The woman Keller has been seeing, Sigrid, is a travel agent. She has a son and an ex-husband who has gone deep into animal rescue. Keller and Sigrid recently had a first date and it was a disaster. Although they are planning another date after Thanksgiving.
I really enjoyed his phone call with his daughter–each one trying to outdo the other with sardonic wit as she tries to determine if he will come to her place for Thanksgiving. After their conversation he wound up having a frozen turkey dinner for Thanksgiving (actually on Tuesday night… what did it matter really?).
Then comes the part about L.A. Keller had a niece and nephew–Rita and Richard–who were twins. They were stockbrokers and had never married. They shared a house in Hollywood and had made a fortune. Richard had recommended that he buy Microsoft just as it was taking off. Keller thought it was terrible sounding company but trusted his nephew. And now he was a rich man–although not as rich as they were.
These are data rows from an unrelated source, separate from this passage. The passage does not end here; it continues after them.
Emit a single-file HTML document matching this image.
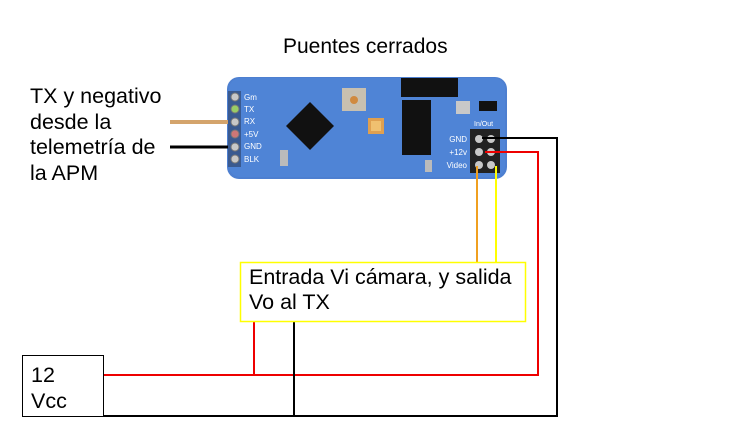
<!DOCTYPE html>
<html><head><style>
body{margin:0;width:735px;height:447px;background:#fff;position:relative;overflow:hidden;font-family:"Liberation Sans",sans-serif}
.t{position:absolute;color:#000;white-space:nowrap}
</style></head><body>
<svg width="735" height="447" style="position:absolute;left:0;top:0">
<rect x="227" y="77" width="280" height="102" rx="12" fill="#4d7fd0"/>
<rect x="229" y="78" width="276" height="99" rx="11" fill="#4f84d6"/>
<line x1="170" y1="122" x2="234" y2="122" stroke="#d4a46c" stroke-width="4"/>
<line x1="170" y1="147" x2="234" y2="147" stroke="#000" stroke-width="3"/>
<rect x="228" y="91" width="13" height="76" fill="#3a5a90"/>
<g fill="#c8c8c8" stroke="#777">
<circle cx="235" cy="97" r="4"/><circle cx="235" cy="109" r="4" fill="#9c6"/><circle cx="235" cy="122" r="4"/><circle cx="235" cy="134" r="4" fill="#c77"/><circle cx="235" cy="147" r="4"/><circle cx="235" cy="159" r="4"/>
</g>
<g fill="#fff" font-size="8" font-family="Liberation Sans">
<text x="244" y="100">Gm</text><text x="244" y="112">TX</text><text x="244" y="124">RX</text><text x="244" y="137">+5V</text><text x="244" y="149">GND</text><text x="244" y="162">BLK</text>
</g>
<polygon points="310,102 334,126 310,150 286,126" fill="#111"/>
<rect x="342" y="88" width="24" height="23" fill="#c8c0b0"/><circle cx="354" cy="100" r="4" fill="#d08a40"/>
<rect x="368" y="118" width="16" height="16" fill="#e0a050"/><rect x="371" y="121" width="10" height="10" fill="#f0c070"/>
<rect x="401" y="78" width="57" height="19" fill="#111"/>
<rect x="402" y="100" width="29" height="55" fill="#111"/>
<rect x="456" y="101" width="14" height="13" fill="#c8c8c8"/>
<rect x="479" y="101" width="18" height="10" fill="#111"/>
<rect x="280" y="150" width="8" height="16" fill="#bbb"/>
<rect x="425" y="160" width="7" height="12" fill="#bbb"/>
<text x="474" y="126" fill="#fff" font-size="7">In/Out</text>
<g fill="#fff" font-size="8" text-anchor="end"><text x="467" y="142">GND</text><text x="467" y="155">+12v</text><text x="467" y="168">Video</text></g>
<rect x="470" y="129" width="30" height="44" fill="#222"/>
<g fill="#c8c8c8"><circle cx="479" cy="139" r="4"/><circle cx="491" cy="139" r="4"/><circle cx="479" cy="152" r="4"/><circle cx="491" cy="152" r="4"/><circle cx="479" cy="165" r="4"/><circle cx="491" cy="165" r="4"/></g>
<polyline points="482,138 557,138 557,416 100,416" fill="none" stroke="#000" stroke-width="2"/>
<polyline points="485,152 538,152 538,375 104,375" fill="none" stroke="#e00" stroke-width="2"/>
<line x1="477" y1="166" x2="477" y2="262" stroke="#f0a020" stroke-width="2"/>
<line x1="496" y1="166" x2="496" y2="262" stroke="#ff0" stroke-width="2"/>
<line x1="254" y1="321" x2="254" y2="375" stroke="#e00" stroke-width="2"/>
<line x1="294" y1="321" x2="294" y2="416" stroke="#000" stroke-width="2"/>
<rect x="240.5" y="262.5" width="285" height="59" fill="#fff" stroke="#ff0" stroke-width="1.5"/>
<rect x="22.5" y="355.5" width="81" height="61" fill="#fff" stroke="#000" stroke-width="1"/>
</svg>
<div class="t" style="left:283px;top:35px;font-size:21px">Puentes cerrados</div>
<div class="t" style="left:30px;top:84px;font-size:21.5px;line-height:25.5px">TX y negativo<br>desde la<br>telemetría de<br>la APM</div>
<div class="t" style="left:249px;top:265px;font-size:21.5px;line-height:25px">Entrada Vi cámara, y salida<br>Vo al TX</div>
<div class="t" style="left:31px;top:362px;font-size:21.5px;line-height:26px">12<br>Vcc</div>
</body></html>
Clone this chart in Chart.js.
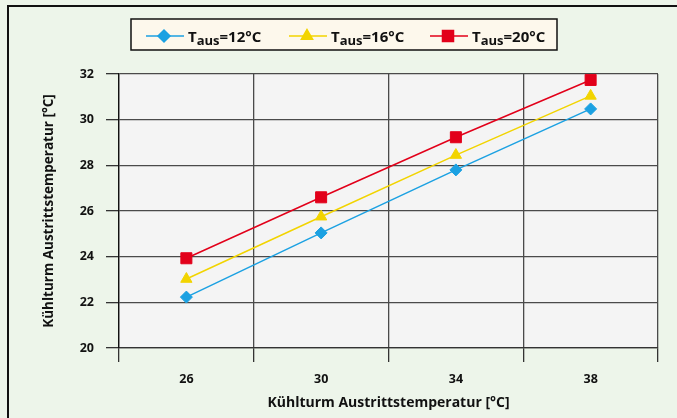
<!DOCTYPE html>
<html>
<head>
<meta charset="utf-8">
<script src="https://cdn.jsdelivr.net/npm/chart.js@4"></script>
<style>
    body { margin: 0; background: #edf5ea; }
    #wrap { width: 677px; height: 418px; position: relative; }
</style>
</head>
<body>
<div id="wrap"><canvas id="lineChart"></canvas></div>
<script>
// data
const categories = ["26", "30", "34", "38"];
const taus12 = [22.23, 25.04, 27.8, 30.47];
const taus16 = [23.02, 25.75, 28.45, 31.04];
const taus20 = [23.93, 26.6, 29.23, 31.74];
const yTicks = { min: 20, max: 32, step: 2 };

const legendItems = [
    { num: "=12°C", color: "#1ba1e2", style: "rectRot", r: 6 },
    { num: "=16°C", color: "#f2d400", style: "triangle", r: 6.5 },
    { num: "=20°C", color: "#e2001a", style: "rect", r: 7.8 }
];

const FONT = "'Open Sans', sans-serif";

// background, frame and legend box
const framePlugin = {
    id: "frame",
    beforeDraw(chart) {
        const ctx = chart.ctx;
        const a = chart.chartArea;
        ctx.save();
        ctx.fillStyle = "#edf5ea";
        ctx.fillRect(0, 0, chart.width, chart.height);
        ctx.strokeStyle = "#111";
        ctx.lineWidth = 2;
        ctx.beginPath();
        ctx.moveTo(8, chart.height + 2);
        ctx.lineTo(8, 6);
        ctx.lineTo(chart.width + 2, 6);
        ctx.stroke();
        ctx.fillStyle = "#f4f4f4";
        ctx.fillRect(a.left, a.top, a.right - a.left, a.bottom - a.top);
        ctx.restore();
    },
    afterDraw(chart) {
        const ctx = chart.ctx;
        ctx.save();
        ctx.fillStyle = "#fdf8ec";
        ctx.fillRect(131, 19, 426, 31);
        ctx.strokeStyle = "#111";
        ctx.lineWidth = 1.5;
        ctx.strokeRect(131, 19, 426, 31);

        const starts = [146, 289, 430];
        legendItems.forEach((it, i) => {
            const x0 = starts[i];
            const ly = 36;
            ctx.strokeStyle = it.color;
            ctx.lineWidth = 1.5;
            ctx.beginPath();
            ctx.moveTo(x0, ly);
            ctx.lineTo(x0 + 38, ly);
            ctx.stroke();
            ctx.fillStyle = it.color;
            Chart.helpers.drawPoint(ctx, { pointStyle: it.style, radius: it.r, borderWidth: 1 }, x0 + 18, ly);
            ctx.fill();

            ctx.fillStyle = "#111";
            ctx.textBaseline = "alphabetic";
            ctx.textAlign = "left";
            let tx = x0 + 42;
            ctx.font = "700 15px " + FONT;
            ctx.fillText("T", tx, 42);
            tx += ctx.measureText("T").width;
            ctx.font = "700 13px " + FONT;
            ctx.fillText("aus", tx, 45);
            tx += ctx.measureText("aus").width;
            ctx.font = "700 15px " + FONT;
            ctx.fillText(it.num, tx, 42);
        });
        ctx.restore();
    }
};

function series(label, data, color, style, r) {
    return {
        label: label,
        data: data,
        borderColor: color,
        backgroundColor: color,
        borderWidth: 1.5,
        pointStyle: style,
        pointRadius: r,
        pointHoverRadius: r,
        pointBorderWidth: 1,
        tension: 0
    };
}

new Chart(document.getElementById("lineChart"), {
    type: "line",
    data: {
        labels: categories,
        datasets: [
            series("Taus=12°C", taus12, legendItems[0].color, "rectRot", 6),
            series("Taus=16°C", taus16, legendItems[1].color, "triangle", 6.5),
            series("Taus=20°C", taus20, legendItems[2].color, "rect", 7.8)
        ]
    },
    options: {
        responsive: true,
        maintainAspectRatio: false,
        animation: false,
        layout: { padding: { top: 74, right: 19, left: 0, bottom: 0 } },
        plugins: {
            legend: { display: false },
            tooltip: { enabled: false }
        },
        scales: {
            x: {
                offset: true,
                grid: { offset: true, color: "#4a4a4a", lineWidth: 1.3, tickLength: 14, tickColor: "#333" },
                border: { color: "#333", width: 1.3 },
                ticks: { color: "#111", padding: 10, font: { family: FONT, size: 12.5, weight: "700" } },
                title: {
                    display: true,
                    text: "Kühlturm Austrittstemperatur [°C]",
                    color: "#111",
                    font: { family: FONT, size: 14, weight: "700" },
                    padding: { top: 0, bottom: 7 }
                },
                afterFit(scale) { scale.height = 70; }
            },
            y: {
                min: yTicks.min,
                max: yTicks.max,
                grid: { color: "#4a4a4a", lineWidth: 1.3, tickLength: 13, tickColor: "#333" },
                border: { color: "#111", width: 1.3 },
                ticks: { stepSize: yTicks.step, color: "#111", padding: 12, font: { family: FONT, size: 12.5, weight: "700" } },
                title: {
                    display: true,
                    text: "Kühlturm Austrittstemperatur [°C]",
                    color: "#111",
                    font: { family: FONT, size: 13.5, weight: "700" },
                    padding: { top: 41, bottom: 0 }
                },
                afterFit(scale) { scale.width = 119; }
            }
        }
    },
    plugins: [framePlugin]
});
</script>
</body>
</html>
He had often talked about visiting them, and since he nothing to do for Thanksgiving, they sent him a plane ticket and picked him up in a BMW convertible. He had an amazing time. It was good they had bought him a ticket for only a brief visit because if he’d stayed longer he might never have gone home. Richard and Rita enjoyed having him around–Rita called him fun–and they asked him to come back soon.
He wondered to himself if anyone would miss him if he didn’t go home. He lived where he lived for no apparent reason. He did have Sigrid, for what that was worth, but what else?
There was an incident in L.A. that was meaningful to him–it involved, of all things, a possum. And then a deer. But when he tried to talk about it, people just thought he was crazy.
The story ends absolutely unexpectedly, with Sigird’s son going off with his dad to liberate turkeys and then getting arrested. After his arrest, Sigrid’s son visits Keller–they’ve never met before. Within a short time, Keller runs through a gamut of emotions from concern to pity, to generosity to horror. It’s amazing how quickly the story turns dramatic.
It felt like a simple short story until the end, when it suddenly felt like it could develop into a much bigger story.